In 1948, a Czechoslovakian court condemned Csatary to death in absentia but he had made it to Canada where he worked as an art dealer in Montreal and Toronto under a false identity until being unmasked and being forced to flee.
Efraim Zuroff, the Simon Wiesenthal Center's chief Nazi-hunter, handed over more evidence to Hungarian prosecutors last week highlighting Csatary's "key role" in the deportation of approximately 300 Jews from Kosice to Ukraine.
Almost all were were murdered in the summer of 1941.
"This new evidence strengthens the already very strong case against Csatary and reinforces our insistence that he be held accountable for his crimes," Zuroff said in a statement issued on Sunday.
"The passage of time in no way diminishes his guilt and old age should not afford protection for Holocaust perpetrators."
In Budapest, he made no attempt to hide his identity, with the letter box for his fifth-floor, two-room flat of the well-to-do 12th district of the Hungarian capital bearing his name for all to see. The doorbell went unanswered on Monday.
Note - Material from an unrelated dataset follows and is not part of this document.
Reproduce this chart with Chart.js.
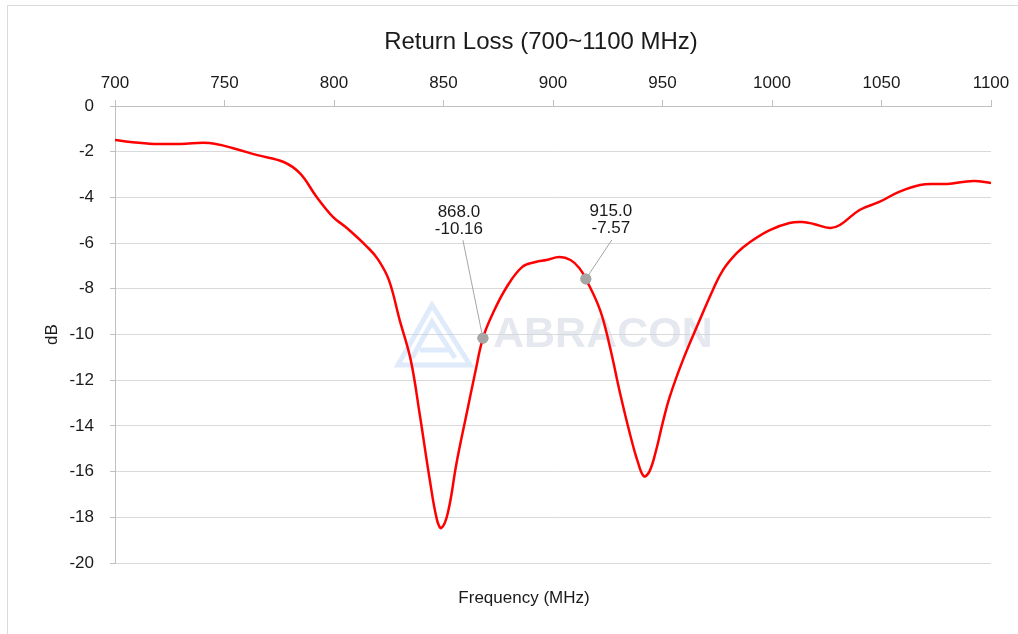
<!DOCTYPE html>
<html>
<head>
<meta charset="utf-8">
<script src="https://cdn.jsdelivr.net/npm/chart.js@4/dist/chart.umd.min.js"></script>
<style>
html,body{margin:0;padding:0;background:#fff;}
#wrap{width:1018px;height:634px;}
</style>
</head>
<body>
<div id="wrap"><canvas id="c" width="1018" height="634"></canvas></div>
<script>
const freqMHz = [700,707,718,730,743,754,765,777,784.5,792,799.5,806,815,820,825,830,835,839,843.8,847,849,852,856,860.7,864.4,868,872.6,879,886,892,897,903,908,912,915,921.5,926,930.6,935,938.8,941.5,944,947,950,953.4,959.4,967,973,977.6,984,990,999,1008,1014,1019,1026.5,1031,1040,1049,1058,1067.6,1075,1080,1092,1100];
const returnLossDb = [-1.49,-1.58,-1.66,-1.66,-1.62,-1.85,-2.15,-2.45,-2.95,-3.97,-4.85,-5.35,-6.15,-6.7,-7.6,-9.37,-11.1,-13.4,-16.4,-18.1,-18.47,-17.8,-15.6,-13.4,-11.7,-10.16,-9.06,-7.9,-7.04,-6.83,-6.74,-6.61,-6.74,-7.09,-7.57,-8.93,-10.55,-12.56,-14.3,-15.6,-16.2,-16.0,-15.1,-13.9,-12.7,-11.1,-9.37,-8.05,-7.18,-6.43,-5.95,-5.43,-5.12,-5.08,-5.16,-5.34,-5.21,-4.55,-4.2,-3.76,-3.46,-3.41,-3.41,-3.28,-3.37];
const markerFreq = [868, 915];
const markerDb = [-10.16, -7.57];
const xTicks = [700,750,800,850,900,950,1000,1050,1100];
const yTicks = [0,-2,-4,-6,-8,-10,-12,-14,-16,-18,-20];
const chartTitle = 'Return Loss (700~1100 MHz)';
const xAxisTitle = 'Frequency (MHz)';

const FONT = "'Liberation Sans', Arial, sans-serif";
// label offsets (style): [dx, dyLine1, dyLine2, leaderStartDx, leaderStartDy]
const labelOffsets = [[-24,-126,-109,-20,-98],[25,-68,-51,26,-39]];

const framePlugin = {
  id:'frame',
  beforeDraw(chart){
    const ctx = chart.ctx;
    ctx.save();
    ctx.fillStyle='#fff';
    ctx.fillRect(0,0,chart.width,chart.height);
    ctx.strokeStyle='#d9d9d9';
    ctx.lineWidth=1;
    ctx.beginPath();
    ctx.moveTo(7.5,chart.height);
    ctx.lineTo(7.5,5.5);
    ctx.lineTo(chart.width,5.5);
    ctx.stroke();
    ctx.fillStyle='#1a1a1a';
    ctx.textAlign='center';
    ctx.textBaseline='middle';
    ctx.font='24px '+FONT;
    ctx.fillText(chartTitle,541,42);
    ctx.font='17px '+FONT;
    ctx.fillText(xAxisTitle,524,598);
    ctx.restore();
  },
  beforeDatasetsDraw(chart){
    const ctx = chart.ctx;
    ctx.save();
    ctx.strokeStyle='rgba(175,205,245,0.4)';
    ctx.lineWidth=5;
    ctx.lineJoin='miter';
    ctx.beginPath();
    ctx.moveTo(398,365); ctx.lineTo(432,305); ctx.lineTo(470,365); ctx.closePath();
    ctx.stroke();
    ctx.beginPath();
    ctx.moveTo(412,358); ctx.lineTo(432,322); ctx.lineTo(455,358);
    ctx.moveTo(420,350); ctx.lineTo(448,350);
    ctx.stroke();
    ctx.fillStyle='rgba(210,214,228,0.55)';
    ctx.font='bold 43px '+FONT;
    ctx.textAlign='left';
    ctx.textBaseline='middle';
    ctx.fillText('ABRACON',493,335);
    ctx.restore();
  },
  afterDatasetsDraw(chart){
    const ctx = chart.ctx;
    const xs = chart.scales.x, ys = chart.scales.y;
    ctx.save();
    ctx.font='17px '+FONT;
    ctx.fillStyle='#1a1a1a';
    ctx.textAlign='center';
    ctx.textBaseline='middle';
    markerFreq.forEach((f,i)=>{
      const px = xs.getPixelForValue(f), py = ys.getPixelForValue(markerDb[i]);
      const o = labelOffsets[i];
      ctx.strokeStyle='#a6a6a6';
      ctx.lineWidth=1;
      ctx.beginPath();
      ctx.moveTo(px+o[3],py+o[4]);
      ctx.lineTo(px,py);
      ctx.stroke();
      ctx.fillText(f.toFixed(1),px+o[0],py+o[1]);
      ctx.fillText(markerDb[i].toFixed(2),px+o[0],py+o[2]);
    });
    markerFreq.forEach((f,i)=>{
      const px = xs.getPixelForValue(f), py = ys.getPixelForValue(markerDb[i]);
      ctx.fillStyle='#a6a6a6';
      ctx.beginPath(); ctx.arc(px,py,5.5,0,Math.PI*2); ctx.fill();
    });
    ctx.restore();
  }
};

new Chart(document.getElementById('c'),{
  type:'line',
  data:{
    datasets:[
      {
        label:'Return Loss',
        data: freqMHz.map((f,i)=>({x:f,y:returnLossDb[i]})),
        borderColor:'#ff0000',
        borderWidth:2.5,
        pointRadius:0,
        tension:0.4,
        fill:false
      },
      {
        label:'Markers',
        data: markerFreq.map((f,i)=>({x:f,y:markerDb[i]})),
        showLine:false,
        pointRadius:5.5,
        pointBackgroundColor:'#a6a6a6',
        pointBorderWidth:0
      }
    ]
  },
  options:{
    responsive:false,
    animation:false,
    devicePixelRatio:1,
    layout:{padding:{left:38,right:27,top:65,bottom:71}},
    plugins:{
      legend:{display:false},
      tooltip:{enabled:false},
      title:{display:false},
      subtitle:{display:false}
    },
    scales:{
      x:{
        type:'linear',position:'top',min:700,max:1100,
        afterBuildTicks(s){ s.ticks = xTicks.map(v=>({value:v})); },
        afterFit(s){ s.height = 41; },
        ticks:{color:'#1a1a1a',font:{family:FONT,size:17},padding:6,maxRotation:0,callback:v=>String(v)},
        grid:{drawOnChartArea:false,drawTicks:true,tickLength:6,color:'#bfbfbf'},
        border:{color:'#bfbfbf'}
      },
      y:{
        type:'linear',min:-20,max:0,
        afterBuildTicks(s){ s.ticks = yTicks.map(v=>({value:v})); },
        afterFit(s){ s.width = 77; },
        title:{display:true,text:'dB',color:'#1a1a1a',font:{family:FONT,size:17}},
        ticks:{color:'#1a1a1a',font:{family:FONT,size:17},padding:16,callback:v=>String(v)},
        grid:{color:'#d9d9d9',drawTicks:true,tickLength:5,tickColor:'#bfbfbf'},
        border:{color:'#bfbfbf'}
      }
    }
  },
  plugins:[framePlugin]
});
</script>
</body>
</html>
Neighbours spoken to by AFP meanwhile appeared to be ignorant of Csatary's past, with one who wished to remain anonymous saying: ""I bump into this old man on the stairs sometimes, he has been living here for a while."
"He never came to residents' meetings but he always paid his utility bills," said I. Vasarhelyi, former head of the apartment block's residents association.
Csatary's car, a grey Ford Scorpio, which Zuroff said the old man was still sprightly enough to drive, is parked in the garage.
Zuroff told AFP on Sunday that he has been "very upset and very frustrated" about the lack of action by Hungarian authorities.
"Something has to be done because he's in good health at 97 ... but this could change very quickly."
French Nazi-hunter Serge Klarsfeld said meanwhile on Monday he doubted Hungarian authorities would prosecute Csatary as Paris urged Budapest to prosecute him.